Listed housebuilder Glenveagh Properties recorded an 89% fall in pre-tax profits for the six months to June, primarily due to falling income from its urban division.

The company reported pre-tax profits of €1.4M for the period, down from €13M a year earlier, as revenues fell to €171.6M from €200M.

“Profitability was impacted primarily by lower urban revenues, reflecting a higher H1 2022 comparative that included approximately €63M from the disposal of the East Road site, along with increased financing costs,” the company said in a statement on its interim results.

The group performed to expectation in the first half and increased suburban margin, secured approvals for both of its partnership sites and benefited from strong planning momentum, the company said. Its strategy of supply chain integration, combined with scale and long-term supply chain commitments, enabled it to mitigate build-cost inflation to a 4%-5% level in H1 2023, it added.

Glenveagh said it has been granted permissions for approximately 4,000 units so far this year, some 700 of which are in post-grant appeal periods.

The group added that its share buyback programme, initiated in early January and completed in August, has seen over €60M returned to shareholders, bringing overall returns to over €300M since May 2021.

In June, Glenveagh launched NUA, a manufacturing and new technology arm the company said will lead innovation in modern methods of construction. Investment has largely been completed, and the business will have the capacity to deliver over 2,000 units in 2024 from its three off-site manufacturing facilities in Carlow, Arklow and Dundalk, the company said.

Glenveagh said that it expects land value to approach €400M by the end of 2023, while net debt is expected to reach 10%-15% of net assets at year-end. The company reported that it is active on 24 suburban and urban sites, including all of its large suburban sites required for delivery in 2024.

“We began the year with three clear objectives – to grow our portfolio of planned sites, to advance our partnerships business, and to transform our manufacturing business,” Glenveagh Properties CEO Stephen Garvey said in a statement. “While planning delays proved challenging at the start to the year, we have seen a strong upturn in permissions granted through 2023 and are on track to have over 70% of our current land bank fully planned and available by the end of full year 2024.

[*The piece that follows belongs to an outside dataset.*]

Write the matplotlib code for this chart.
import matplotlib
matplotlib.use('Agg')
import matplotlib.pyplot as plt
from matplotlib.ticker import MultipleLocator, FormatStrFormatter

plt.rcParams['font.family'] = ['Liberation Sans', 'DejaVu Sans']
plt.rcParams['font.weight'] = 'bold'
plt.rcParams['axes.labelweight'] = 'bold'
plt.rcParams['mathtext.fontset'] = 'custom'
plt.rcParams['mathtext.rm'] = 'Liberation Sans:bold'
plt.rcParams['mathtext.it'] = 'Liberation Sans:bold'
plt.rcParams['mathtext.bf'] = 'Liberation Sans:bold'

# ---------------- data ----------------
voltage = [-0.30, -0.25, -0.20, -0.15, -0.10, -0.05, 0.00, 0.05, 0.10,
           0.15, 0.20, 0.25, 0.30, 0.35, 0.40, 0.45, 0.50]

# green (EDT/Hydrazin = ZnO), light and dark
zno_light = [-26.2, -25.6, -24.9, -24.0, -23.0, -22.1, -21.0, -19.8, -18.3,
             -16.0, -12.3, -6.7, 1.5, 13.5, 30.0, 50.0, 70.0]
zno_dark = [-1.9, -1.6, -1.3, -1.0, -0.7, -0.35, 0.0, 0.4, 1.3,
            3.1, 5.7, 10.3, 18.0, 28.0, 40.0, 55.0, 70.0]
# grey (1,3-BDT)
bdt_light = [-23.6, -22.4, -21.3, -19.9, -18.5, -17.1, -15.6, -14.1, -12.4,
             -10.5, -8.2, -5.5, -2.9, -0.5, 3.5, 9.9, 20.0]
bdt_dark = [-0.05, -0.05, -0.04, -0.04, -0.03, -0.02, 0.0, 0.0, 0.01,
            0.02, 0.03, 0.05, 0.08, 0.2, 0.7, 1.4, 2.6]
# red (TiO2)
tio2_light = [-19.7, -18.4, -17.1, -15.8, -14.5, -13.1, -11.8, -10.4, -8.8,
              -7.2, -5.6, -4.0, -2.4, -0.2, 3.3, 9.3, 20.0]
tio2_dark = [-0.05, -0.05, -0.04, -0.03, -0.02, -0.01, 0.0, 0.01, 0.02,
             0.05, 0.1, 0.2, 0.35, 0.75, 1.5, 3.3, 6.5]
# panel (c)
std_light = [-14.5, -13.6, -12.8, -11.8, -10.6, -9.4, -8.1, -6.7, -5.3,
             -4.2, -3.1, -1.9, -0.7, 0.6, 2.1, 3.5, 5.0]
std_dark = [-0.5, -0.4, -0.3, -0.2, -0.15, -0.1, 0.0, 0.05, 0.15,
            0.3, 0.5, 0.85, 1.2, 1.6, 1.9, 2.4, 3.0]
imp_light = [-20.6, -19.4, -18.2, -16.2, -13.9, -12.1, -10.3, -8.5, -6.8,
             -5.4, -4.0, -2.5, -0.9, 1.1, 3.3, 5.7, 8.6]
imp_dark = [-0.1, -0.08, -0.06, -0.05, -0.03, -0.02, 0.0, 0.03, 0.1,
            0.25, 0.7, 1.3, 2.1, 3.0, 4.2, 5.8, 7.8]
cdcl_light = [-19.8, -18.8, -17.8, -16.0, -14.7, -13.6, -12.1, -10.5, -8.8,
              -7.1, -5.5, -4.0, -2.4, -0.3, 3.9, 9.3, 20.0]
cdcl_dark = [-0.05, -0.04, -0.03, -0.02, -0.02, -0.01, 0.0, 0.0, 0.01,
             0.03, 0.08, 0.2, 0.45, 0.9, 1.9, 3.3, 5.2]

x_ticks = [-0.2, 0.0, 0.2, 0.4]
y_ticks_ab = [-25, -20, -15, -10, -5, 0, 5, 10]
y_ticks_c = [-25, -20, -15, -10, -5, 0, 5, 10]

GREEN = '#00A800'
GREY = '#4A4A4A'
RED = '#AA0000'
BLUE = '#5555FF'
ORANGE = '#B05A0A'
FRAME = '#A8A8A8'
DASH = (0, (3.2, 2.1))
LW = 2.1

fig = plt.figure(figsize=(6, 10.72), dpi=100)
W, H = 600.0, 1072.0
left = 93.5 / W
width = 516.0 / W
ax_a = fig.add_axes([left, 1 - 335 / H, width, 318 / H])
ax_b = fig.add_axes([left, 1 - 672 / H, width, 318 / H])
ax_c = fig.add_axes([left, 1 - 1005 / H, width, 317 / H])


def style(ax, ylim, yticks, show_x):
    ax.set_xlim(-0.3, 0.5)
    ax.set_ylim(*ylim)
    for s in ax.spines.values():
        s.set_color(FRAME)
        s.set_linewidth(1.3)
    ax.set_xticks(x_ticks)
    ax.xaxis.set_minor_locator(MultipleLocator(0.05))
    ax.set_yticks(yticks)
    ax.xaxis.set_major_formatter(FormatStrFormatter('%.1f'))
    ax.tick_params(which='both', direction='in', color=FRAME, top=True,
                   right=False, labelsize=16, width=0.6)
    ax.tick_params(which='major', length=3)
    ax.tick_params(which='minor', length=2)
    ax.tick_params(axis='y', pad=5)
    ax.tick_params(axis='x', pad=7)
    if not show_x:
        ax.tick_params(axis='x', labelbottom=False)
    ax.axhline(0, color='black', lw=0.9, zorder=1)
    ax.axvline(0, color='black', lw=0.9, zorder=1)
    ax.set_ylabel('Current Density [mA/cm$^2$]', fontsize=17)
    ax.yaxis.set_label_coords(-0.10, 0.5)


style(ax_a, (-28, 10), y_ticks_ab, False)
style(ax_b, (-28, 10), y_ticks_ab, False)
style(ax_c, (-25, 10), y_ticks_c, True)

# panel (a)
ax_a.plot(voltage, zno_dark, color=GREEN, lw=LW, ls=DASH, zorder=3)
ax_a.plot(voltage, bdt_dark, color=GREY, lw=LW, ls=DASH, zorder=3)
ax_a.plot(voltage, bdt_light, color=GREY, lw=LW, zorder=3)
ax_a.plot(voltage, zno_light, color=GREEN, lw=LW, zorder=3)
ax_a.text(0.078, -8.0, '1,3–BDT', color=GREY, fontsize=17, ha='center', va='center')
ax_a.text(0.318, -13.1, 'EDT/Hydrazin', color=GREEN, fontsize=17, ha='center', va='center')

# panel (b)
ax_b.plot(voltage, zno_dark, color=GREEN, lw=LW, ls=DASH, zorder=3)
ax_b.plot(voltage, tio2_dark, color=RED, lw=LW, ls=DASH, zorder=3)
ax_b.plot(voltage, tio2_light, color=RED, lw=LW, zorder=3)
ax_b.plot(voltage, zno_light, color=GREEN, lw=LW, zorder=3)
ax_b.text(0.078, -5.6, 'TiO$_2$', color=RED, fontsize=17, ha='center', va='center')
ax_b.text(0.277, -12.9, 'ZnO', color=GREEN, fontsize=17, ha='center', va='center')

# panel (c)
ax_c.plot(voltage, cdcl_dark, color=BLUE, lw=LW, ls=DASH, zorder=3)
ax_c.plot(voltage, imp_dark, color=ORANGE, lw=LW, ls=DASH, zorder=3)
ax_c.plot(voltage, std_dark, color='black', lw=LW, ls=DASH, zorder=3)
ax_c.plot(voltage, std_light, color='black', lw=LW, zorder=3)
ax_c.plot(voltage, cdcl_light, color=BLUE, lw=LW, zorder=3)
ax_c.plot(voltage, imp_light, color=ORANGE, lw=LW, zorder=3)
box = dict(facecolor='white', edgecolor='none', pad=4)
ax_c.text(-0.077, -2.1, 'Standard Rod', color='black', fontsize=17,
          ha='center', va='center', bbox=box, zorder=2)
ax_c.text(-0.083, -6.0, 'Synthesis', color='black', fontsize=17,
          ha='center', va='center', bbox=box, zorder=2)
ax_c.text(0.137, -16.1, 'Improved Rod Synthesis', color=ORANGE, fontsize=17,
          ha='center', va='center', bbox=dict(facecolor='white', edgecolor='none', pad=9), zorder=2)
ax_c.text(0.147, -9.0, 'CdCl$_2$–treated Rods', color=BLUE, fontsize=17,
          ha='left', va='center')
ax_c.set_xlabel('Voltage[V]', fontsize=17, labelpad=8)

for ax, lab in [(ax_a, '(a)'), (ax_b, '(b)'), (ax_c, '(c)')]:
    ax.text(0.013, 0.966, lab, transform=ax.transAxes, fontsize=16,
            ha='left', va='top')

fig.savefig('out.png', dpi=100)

“We began 2023 with no planning achieved in our partnerships segment, to now being commenced on two of the largest such sites in the country. We are proving that public and private entities can work successfully together to deliver sustainable mixed tenure developments.” 

Glenveagh Properties’ share price rose circa 2.5% in trading Friday following its results, with its year-to-date stock value up over 17% at €1.02.